Zelig 7. Sgrilli, il vagabondo
di Myriam D’Ambrosio
Una spiaggia sotto il chiarore della luna, con le onde che vengono
a riva luminose come nastri d’argento, un falò, una chitarra e un
gruppo di amici. L’atmosfera ideale per Sergio Sgrilli è proprio
questa. Se poi la spiaggia è quella della natia Follonica, tanto
meglio. Il primo amore di Sergio fu la musica. “Ero affascinato
dai metallari new wave, studiavo e contemporaneamente facevo
l’operaio. Iniziai a suonare il liscio per comprarmi il basso e
dedicarmi all’heavy metal - racconta Sergio - non vengo da un
ambiente artistico, ho respirato cultura operaia dall’infanzia,
eppure, nonostante le persone che mi hanno ostacolato (per il mio
bene, dicevano loro), ho seguito l’istinto. Il mio accostarmi al
mondo dello spettacolo è stato un’evoluzione naturale”. Ha
scaricato i cassonetti, ha venduto elettrodomestici, ha girato
l’Europa col sacco in spalla ed è stato quattro mesi in Australia
in compagnia della sua inseparabile chitarra e dormendo, quasi
sempre, nel sacco a pelo e, qualche volta sotto i ponti o nelle
stazioni. Trentatre anni e una vita da far invidia al migliore dei
vagabondi pensato da Hermann Hesse.
“In Australia mi è capitato un episodio divertente - dice Sergio
ridendo - mi hanno scambiato per una rockstar europea e io e i
miei amici, fingendo spudoratamente, dopo aver racimolato un po’
di soldi, abbiamo affittato una limousine bianca a nove posti e ci
siamo fatti un giro”. Negli anni, i suoi spettacoli concerto hanno
dato ampio spazio al monologo, il momento in cui Sergio ama
narrare vicende vissute spesso in prima persona, per riderci su e
stabilire con il pubblico un contatto più autentico e diretto. “E’

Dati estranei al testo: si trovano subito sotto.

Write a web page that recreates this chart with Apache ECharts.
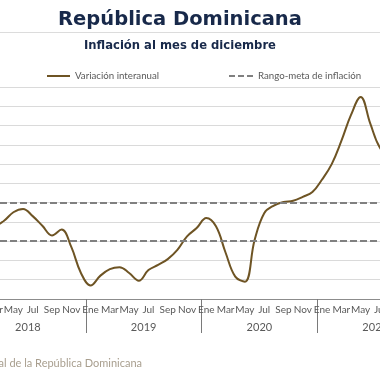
<!DOCTYPE html>
<html>
<head>
<meta charset="utf-8">
<script src="https://cdn.jsdelivr.net/npm/echarts@6/dist/echarts.min.js"></script>
<style>html,body{margin:0;padding:0;background:#fff;}#c{width:380px;height:380px;}</style>
</head>
<body>
<div id="c"></div>
<script>
const years = ['2018', '2019', '2020', '2021'];
const monthNames = ['Ene','Feb','Mar','Abr','May','Jun','Jul','Ago','Sep','Oct','Nov','Dic'];
const inflation2018 = [4.0, 3.85, 3.8, 4.05, 4.5, 4.67, 4.3, 3.8, 3.3, 3.6, 2.7, 1.35];
const inflation2019 = [0.7, 1.2, 1.55, 1.65, 1.35, 0.95, 1.5, 1.77, 2.07, 2.55, 3.25, 3.68];
const inflation2020 = [4.2, 3.77, 2.4, 1.16, 0.9, 3.05, 4.45, 4.85, 5.03, 5.1, 5.3, 5.55];
const inflation2021 = [6.2, 7.0, 8.2, 9.55, 10.48, 9.1, 7.85, 7.45, 7.6, 7.7, 8.1, 8.5];
const targetRange = [3, 5];
const yMin = 0, yMax = 11, yStep = 1;

const months = [];
years.forEach(() => monthNames.forEach(m => months.push(m)));
const inflation = [].concat(inflation2018, inflation2019, inflation2020, inflation2021);

const FONT = 'Lato, "Open Sans", sans-serif';
const TFONT = '"DejaVu Sans", sans-serif';
const chart = echarts.init(document.getElementById('c'), null, {renderer: 'canvas'});
chart.setOption({
  animation: false,
  backgroundColor: '#ffffff',
  graphic: [
    {type: 'text', x: 180, y: 19.5, style: {text: 'República Dominicana', fill: '#18294a', font: 'bold 19.5px ' + TFONT, textAlign: 'center', textVerticalAlign: 'middle'}},
    {type: 'rect', shape: {x: 0, y: 32, width: 380, height: 1}, style: {fill: '#dcdcdc'}},
    {type: 'text', x: 180, y: 46, style: {text: 'Inflación al mes de diciembre', fill: '#18294a', font: 'bold 11.6px ' + TFONT, textAlign: 'center', textVerticalAlign: 'middle'}},
    {type: 'text', x: 142, y: 358, style: {text: 'Fuente: Banco Central de la República Dominicana', fill: '#a89e8e', font: '11px ' + FONT, textAlign: 'right'}}
  ],
  legend: [
    {left: 47, top: 71, padding: 0, itemWidth: 23, itemHeight: 2, itemGap: 0, data: [{name: 'Variación interanual', icon: 'rect'}],
     textStyle: {color: '#595959', fontSize: 9.7, fontFamily: FONT}},
    {left: 229, top: 71, padding: 0, itemWidth: 24, itemHeight: 2, itemGap: 0,
     data: [{name: 'Rango-meta de inflación', icon: 'path://M0,0h6v2h-6zM9,0h6v2h-6zM18,0h6v2h-6z'}],
     textStyle: {color: '#595959', fontSize: 9.7, fontFamily: FONT}}
  ],
  grid: {left: -30, right: -53, top: 87, bottom: 81, containLabel: false, outerBoundsMode: 'none'},
  xAxis: [
    {type: 'category', data: months, boundaryGap: true,
     axisLine: {lineStyle: {color: '#8c8c8c', width: 1}},
     axisTick: {show: false},
     axisLabel: {interval: 1, margin: 6, color: '#595959', fontSize: 10, fontFamily: FONT, hideOverlap: false}},
    {type: 'category', data: years, position: 'bottom', boundaryGap: true,
     axisLine: {show: false},
     axisTick: {show: true, length: 34, lineStyle: {color: '#7a7a7a', width: 1}},
     axisLabel: {margin: 23, color: '#595959', fontSize: 11, fontFamily: FONT}}
  ],
  yAxis: {type: 'value', min: yMin, max: yMax, interval: yStep,
    axisLabel: {show: false}, axisLine: {show: false}, axisTick: {show: false},
    splitLine: {lineStyle: {color: '#dadada', width: 1}}},
  series: [
    {name: 'Rango-meta de inflación', type: 'line', data: [], symbol: 'none',
     lineStyle: {color: '#808080', width: 2, type: [7, 3]}, itemStyle: {color: '#808080'},
     markLine: {silent: true, symbol: 'none', label: {show: false},
       lineStyle: {color: '#808080', width: 2, type: [7, 3]},
       data: targetRange.map(v => ({yAxis: v}))}},
    {name: 'Variación interanual', type: 'line', data: inflation, smooth: 0.4, symbol: 'none',
     lineStyle: {color: '#6e5424', width: 2}, itemStyle: {color: '#6e5424'}, z: 3}
  ]
});
</script>
</body>
</html>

chiaro che il mio repertorio si è arricchito negli anni,
accumulando esperienze (le mie, quelle degli amici o comunque di
chi mi era ed è vicino). Il metodo che prediligo per la scrittura
dei miei testi è quello del canovaccio, il più classico”, spiega
Sgrilli con il suo bell’accento toscano. I primi spettacoli di
cabaret Sergio ha cominciato a metterli su già dal 1987, lavorando
in vari luoghi della Toscana, specie sull’isola d’Elba, in un
locale chiamato “Giannino”. Nel 1993 un brutto incidente alle
corde vocali (diventò afono per un anno intero) lo costrinse a
ritirarsi.
“Fu uno dei momenti peggiori della mia vita - ammette il ragazzo
di Follonica - ma con la forza di volontà decisi di gestire un
piccolissimo bar veramente brutto dove però si beveva bene e le
coppie aspettavano il tramonto sulla spiaggia. Mio fratello faceva
dei cocktail eccezionali. Una sera organizzammo un party davanti
al mare preparando settantacinque litri di sangria con il rosso di
Montalcino. Veniva gente da Londra e New York, si parlava inglese.
Da New York chiamai un tatuatore che ebbe molto successo. Marchiò
a fuoco mezza Maremma! Tutto questo durò una stagione, una sola
estate”. Dopo aver riacquistato la voce, Sergio tornò al cabaret e
a metà degli anni Novanta fece il suo primo provino a Zelig.
“Oltre a essere un timido sono anche un grande insicuro - confessa
- sono stato un anno a fare il numero di Zelig e a rimettere giù
la cornetta perché mi mancava il coraggio di provare. La mia
esibizione durò dieci minuti in un silenzio generale. Nessuna
smorfia di disapprovazione o consenso. Ho iniziato a seguire vari
corsi di teatro e ho frequentato la Lega italiana improvvisazione
(Liit). Dormivo nella scuola con il sacco a pelo. Mi allontanai da
Zelig nel periodo in cui studiavo le basi del teatro ma continuai
a esibirmi nei locali per sentire l’umanità addosso (questa è la
sensazione che mi dà il pubblico). Mi piace vedere le espressioni
della gente, le reazioni. Per questo preferisco i locali ai
teatri. A teatro non vedi nel buio che inizia dove finisce il
palco. E’ un muro di luci e silenzio”. Sergio ama la “carovana” di
Zelig, perché “è formata da tante persone che hanno fatto la
gavetta insieme”. Il suo sogno è quello di rimettere in piedi la
band per cantare le sue canzoni e recitare i suoi coinvolgenti
monologhi. “Credo che la mia forza sia la sincerità, con il
pubblico e nella vita di tutti i giorni - sorride, ma un’ombra si
affaccia dallo sguardo azzurro - Spero che la mia carriera non
prenda mai una svolta che non riesco a controllare”.